TO DO> Return the material exactly, first line through the line containing "import * as", and nothing more. Pictures stay out.
Start
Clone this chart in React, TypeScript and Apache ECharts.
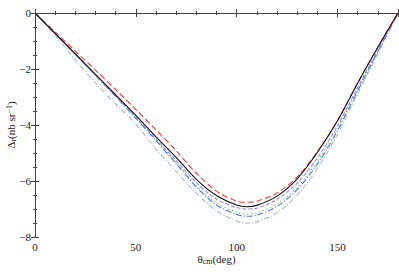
import React, { useEffect, useRef } from "react";
import * as echarts from "echarts";

const angles = [0, 10, 20, 30, 40, 50, 60, 70, 80, 90, 100, 105, 110, 120, 130, 140, 150, 160, 170, 180];
const blackVals = [0, -0.73, -1.46, -2.19, -2.92, -3.66, -4.42, -5.16, -5.94, -6.52, -6.86, -6.92, -6.87, -6.54, -5.92, -4.98, -3.85, -2.5, -1.22, 0];
const redVals = [0, -0.68, -1.36, -2.04, -2.74, -3.44, -4.17, -4.92, -5.72, -6.36, -6.72, -6.76, -6.72, -6.43, -5.86, -4.95, -3.85, -2.5, -1.22, 0];
const purpleVals = [0, -0.74, -1.48, -2.22, -2.96, -3.72, -4.5, -5.27, -6.06, -6.65, -6.95, -7.0, -6.97, -6.65, -6.08, -5.18, -4.03, -2.66, -1.32, 0];
const greenVals = [0, -0.74, -1.48, -2.22, -2.97, -3.74, -4.54, -5.34, -6.16, -6.78, -7.12, -7.18, -7.14, -6.81, -6.23, -5.3, -4.12, -2.72, -1.36, 0];
const blueVals = [0, -0.74, -1.48, -2.23, -2.98, -3.76, -4.56, -5.38, -6.22, -6.86, -7.2, -7.26, -7.22, -6.91, -6.31, -5.4, -4.2, -2.78, -1.38, 0];
const grayVals = [0, -0.8, -1.68, -2.5, -3.25, -3.97, -4.86, -5.66, -6.44, -7.06, -7.43, -7.5, -7.46, -7.13, -6.5, -5.56, -4.33, -2.88, -1.45, 0];

const xTicks = [0, 50, 100, 150];
const yTicks = [0, -2, -4, -6, -8];

const FONT = "Liberation Serif";

function pairs(vals: number[]) {
  return angles.map((a, i) => [a, vals[i]]);
}

export default function App() {
  const ref = useRef<HTMLDivElement>(null);
  useEffect(() => {
    document.body.style.margin = "0";
    const chart = echarts.init(ref.current!, null, { renderer: "svg" });
    const axisLine = { show: true, lineStyle: { color: "#444", width: 1 } };
    const tick = { show: true, inside: true, length: 4, lineStyle: { color: "#444" } };
    const minor = { show: true, splitNumber: 5, length: 2, lineStyle: { color: "#444" } };
    const yminor = { show: true, splitNumber: 4, length: 2, lineStyle: { color: "#444" } };
    const fmt = (v: number) => String(v).replace("-", "\u2212");
    const mk = (name: string, vals: number[], color: string, type: any, z: number) => ({
      name,
      type: "line",
      data: pairs(vals),
      smooth: 0.3,
      symbol: "none",
      z,
      lineStyle: { color, width: 1.1, type },
    });
    chart.setOption({
      animation: false,
      grid: { left: 35, right: 1, top: 13, bottom: 39, outerBoundsMode: "none", containLabel: false },
      xAxis: [
        {
          type: "value",
          min: 0,
          max: 180,
          interval: 50,
          axisLine,
          axisTick: tick,
          minorTick: minor,
          splitLine: { show: false },
          axisLabel: {
            color: "#222",
            fontFamily: FONT,
            fontSize: 11,
            margin: 4,
            formatter: (v: number) => (xTicks.includes(v) ? fmt(v) : ""),
          },
          name: "{a|\u03b8}{b|cm}{a|(deg)}",
          nameLocation: "middle",
          nameGap: 16,
          nameMoveOverlap: false,
          nameTextStyle: {
            verticalAlign: "top",
            rich: {
              a: { fontFamily: FONT, fontSize: 11, color: "#222", fontStyle: "normal" },
              b: { fontFamily: FONT, fontSize: 8, color: "#222", padding: [4, 0, 0, 0] },
            },
          },
        },
        {
          type: "value",
          position: "top",
          min: 0,
          max: 180,
          interval: 50,
          axisLine,
          axisTick: tick,
          minorTick: minor,
          splitLine: { show: false },
          axisLabel: { show: false },
        },
      ],
      yAxis: [
        {
          type: "value",
          min: -8,
          max: 0,
          interval: 2,
          axisLine,
          axisTick: tick,
          minorTick: yminor,
          splitLine: { show: false },
          axisLabel: {
            color: "#222",
            fontFamily: FONT,
            fontSize: 11,
            margin: 4,
            formatter: (v: number) => (yTicks.includes(v) ? fmt(v) : ""),
          },
          name: "{a|\u0394}{b|r}{a|(nb sr}{c|\u22121}{a|)}",
          nameLocation: "middle",
          nameGap: 18,
          nameMoveOverlap: false,
          nameRotate: 90,
          nameTextStyle: {
            verticalAlign: "bottom",
            rich: {
              a: { fontFamily: FONT, fontSize: 11, color: "#222" },
              b: { fontFamily: FONT, fontSize: 8, color: "#222", padding: [4, 0, 0, 0] },
              c: { fontFamily: FONT, fontSize: 8, color: "#222", padding: [0, 0, 4, 0] },
            },
          },
        },
        {
          type: "value",
          position: "right",
          min: -8,
          max: 0,
          interval: 2,
          axisLine,
          axisTick: tick,
          minorTick: yminor,
          splitLine: { show: false },
          axisLabel: { show: false },
        },
      ],
      series: [
        mk("gray", grayVals, "#a9bac6", [5, 2, 1, 2], 2),
        mk("blue", blueVals, "#4f73ee", [6, 2, 1, 2], 3),
        mk("green", greenVals, "#3fbf3f", [1, 3], 4),
        mk("purple", purpleVals, "#9a86e6", [4, 2], 5),
        mk("red", redVals, "#ff3a3a", [6, 3], 6),
        mk("black", blackVals, "#111", "solid", 7),
      ],
    });
    return () => chart.dispose();
  }, []);
  return <div ref={ref} style={{ width: 399, height: 276 }} />;
}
End
ANSWER TO THE EXERCISE>
Clone this chart in React, TypeScript and Apache ECharts.
import React, { useEffect, useRef } from "react";
import * as echarts from "echarts";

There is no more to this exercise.